By Liat Radcliffe
An art exhibit that appeals to your ears as well as your eyes? That's the gist of a new show called "Shhh..." at London's Victoria & Albert Museum.
The curators invited 10 artists and musicians to provide an audio accompaniment to the permanent collection of sculpture, furniture and fashion. When museum goers enter each room, infrared sensors trigger the matching track on their MP3 players — providing a creative new audio tour. In the Raphael gallery, the melodic voice of the Cocteau Twins' Elizabeth Fraser echoes in one's headset, accentuating the cavernous heights of the chapel-like room. In the Victorian bathroom, David Byrne of Talking Heads fame went for a more literal approach, flushing toilets and playing with the faucets.
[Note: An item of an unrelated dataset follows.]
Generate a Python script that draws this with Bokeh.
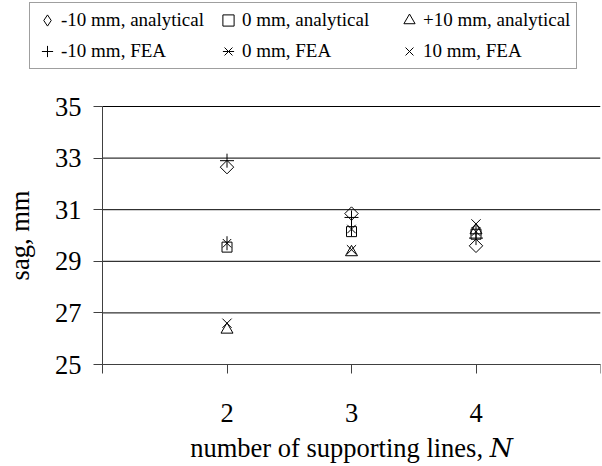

And as one waltzes through the gilded, ostentatious Norfolk House Music Room, British rapper Roots Manuva serves up a political message, railing against privilege with lyrics about the "young waiting for their inheritance checks." Even if some of the recordings are just distracting — in the Chinese Room, for instance, a 6-year-old girl describes her favorite pieces while the listener searches in vain for them among all the ornamental boxes, sculptures and vases--the show is a hit, offering a fresh, mood-altering take on an old museum's familiar collection.